## WHAT YOU SHOULD DO
Write out the material exactly, leaving every picture behind.

## PROVIDED DATA

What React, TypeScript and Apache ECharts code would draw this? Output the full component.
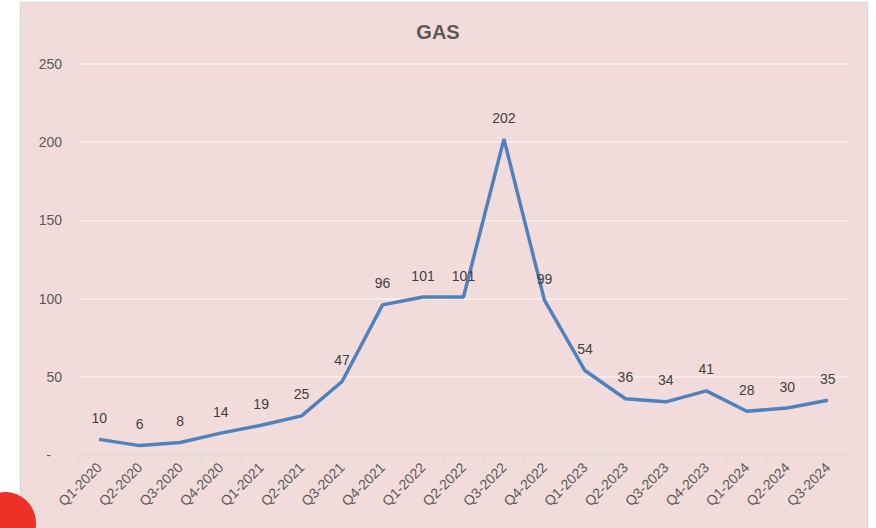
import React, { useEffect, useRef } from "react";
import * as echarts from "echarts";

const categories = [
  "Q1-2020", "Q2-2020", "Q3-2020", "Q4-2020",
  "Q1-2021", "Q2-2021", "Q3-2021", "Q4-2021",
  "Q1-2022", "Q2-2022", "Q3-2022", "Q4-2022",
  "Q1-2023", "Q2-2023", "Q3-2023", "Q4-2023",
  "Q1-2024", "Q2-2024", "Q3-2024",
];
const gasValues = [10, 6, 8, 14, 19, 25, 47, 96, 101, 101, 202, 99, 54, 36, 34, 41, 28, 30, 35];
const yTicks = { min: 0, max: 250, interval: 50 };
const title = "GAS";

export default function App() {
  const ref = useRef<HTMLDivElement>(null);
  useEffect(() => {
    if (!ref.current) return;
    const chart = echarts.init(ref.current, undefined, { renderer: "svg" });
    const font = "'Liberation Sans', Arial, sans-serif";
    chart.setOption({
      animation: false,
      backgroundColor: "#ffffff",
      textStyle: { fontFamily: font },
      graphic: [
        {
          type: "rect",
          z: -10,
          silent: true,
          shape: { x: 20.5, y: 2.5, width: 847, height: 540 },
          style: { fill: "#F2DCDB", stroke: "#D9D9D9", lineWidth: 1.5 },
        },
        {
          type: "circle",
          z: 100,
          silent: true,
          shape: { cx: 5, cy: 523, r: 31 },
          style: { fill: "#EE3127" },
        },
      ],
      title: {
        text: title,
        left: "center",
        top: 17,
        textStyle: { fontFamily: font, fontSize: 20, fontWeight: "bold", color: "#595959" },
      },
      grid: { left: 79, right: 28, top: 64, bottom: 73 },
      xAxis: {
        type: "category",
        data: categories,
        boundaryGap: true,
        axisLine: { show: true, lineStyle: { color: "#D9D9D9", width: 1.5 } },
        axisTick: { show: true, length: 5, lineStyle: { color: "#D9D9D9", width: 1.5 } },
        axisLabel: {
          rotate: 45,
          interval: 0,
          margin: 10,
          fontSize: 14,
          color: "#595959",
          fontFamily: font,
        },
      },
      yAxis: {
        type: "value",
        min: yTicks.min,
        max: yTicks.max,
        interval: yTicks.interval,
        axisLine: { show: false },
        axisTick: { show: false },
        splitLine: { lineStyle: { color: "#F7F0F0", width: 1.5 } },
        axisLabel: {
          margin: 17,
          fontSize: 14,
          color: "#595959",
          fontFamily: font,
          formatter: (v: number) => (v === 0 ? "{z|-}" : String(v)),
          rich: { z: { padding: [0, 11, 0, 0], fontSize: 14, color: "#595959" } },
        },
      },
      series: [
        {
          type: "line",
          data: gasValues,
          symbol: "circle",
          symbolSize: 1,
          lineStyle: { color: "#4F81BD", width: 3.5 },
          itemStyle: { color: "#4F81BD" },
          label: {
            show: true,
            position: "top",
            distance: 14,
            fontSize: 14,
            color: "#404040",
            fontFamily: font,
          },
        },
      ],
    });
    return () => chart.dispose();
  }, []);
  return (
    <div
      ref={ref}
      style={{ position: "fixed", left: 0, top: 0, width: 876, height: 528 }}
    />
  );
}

## RESPONSE TO THE TASK
What React, TypeScript and Apache ECharts code would draw this? Output the full component.
import React, { useEffect, useRef } from "react";
import * as echarts from "echarts";

const categories = [
  "Q1-2020", "Q2-2020", "Q3-2020", "Q4-2020",
  "Q1-2021", "Q2-2021", "Q3-2021", "Q4-2021",
  "Q1-2022", "Q2-2022", "Q3-2022", "Q4-2022",
  "Q1-2023", "Q2-2023", "Q3-2023", "Q4-2023",
  "Q1-2024", "Q2-2024", "Q3-2024",
];
const gasValues = [10, 6, 8, 14, 19, 25, 47, 96, 101, 101, 202, 99, 54, 36, 34, 41, 28, 30, 35];
const yTicks = { min: 0, max: 250, interval: 50 };
const title = "GAS";

export default function App() {
  const ref = useRef<HTMLDivElement>(null);
  useEffect(() => {
    if (!ref.current) return;
    const chart = echarts.init(ref.current, undefined, { renderer: "svg" });
    const font = "'Liberation Sans', Arial, sans-serif";
    chart.setOption({
      animation: false,
      backgroundColor: "#ffffff",
      textStyle: { fontFamily: font },
      graphic: [
        {
          type: "rect",
          z: -10,
          silent: true,
          shape: { x: 20.5, y: 2.5, width: 847, height: 540 },
          style: { fill: "#F2DCDB", stroke: "#D9D9D9", lineWidth: 1.5 },
        },
        {
          type: "circle",
          z: 100,
          silent: true,
          shape: { cx: 5, cy: 523, r: 31 },
          style: { fill: "#EE3127" },
        },
      ],
      title: {
        text: title,
        left: "center",
        top: 17,
        textStyle: { fontFamily: font, fontSize: 20, fontWeight: "bold", color: "#595959" },
      },
      grid: { left: 79, right: 28, top: 64, bottom: 73 },
      xAxis: {
        type: "category",
        data: categories,
        boundaryGap: true,
        axisLine: { show: true, lineStyle: { color: "#D9D9D9", width: 1.5 } },
        axisTick: { show: true, length: 5, lineStyle: { color: "#D9D9D9", width: 1.5 } },
        axisLabel: {
          rotate: 45,
          interval: 0,
          margin: 10,
          fontSize: 14,
          color: "#595959",
          fontFamily: font,
        },
      },
      yAxis: {
        type: "value",
        min: yTicks.min,
        max: yTicks.max,
        interval: yTicks.interval,
        axisLine: { show: false },
        axisTick: { show: false },
        splitLine: { lineStyle: { color: "#F7F0F0", width: 1.5 } },
        axisLabel: {
          margin: 17,
          fontSize: 14,
          color: "#595959",
          fontFamily: font,
          formatter: (v: number) => (v === 0 ? "{z|-}" : String(v)),
          rich: { z: { padding: [0, 11, 0, 0], fontSize: 14, color: "#595959" } },
        },
      },
      series: [
        {
          type: "line",
          data: gasValues,
          symbol: "circle",
          symbolSize: 1,
          lineStyle: { color: "#4F81BD", width: 3.5 },
          itemStyle: { color: "#4F81BD" },
          label: {
            show: true,
            position: "top",
            distance: 14,
            fontSize: 14,
            color: "#404040",
            fontFamily: font,
          },
        },
      ],
    });
    return () => chart.dispose();
  }, []);
  return (
    <div
      ref={ref}
      style={{ position: "fixed", left: 0, top: 0, width: 876, height: 528 }}
    />
  );
}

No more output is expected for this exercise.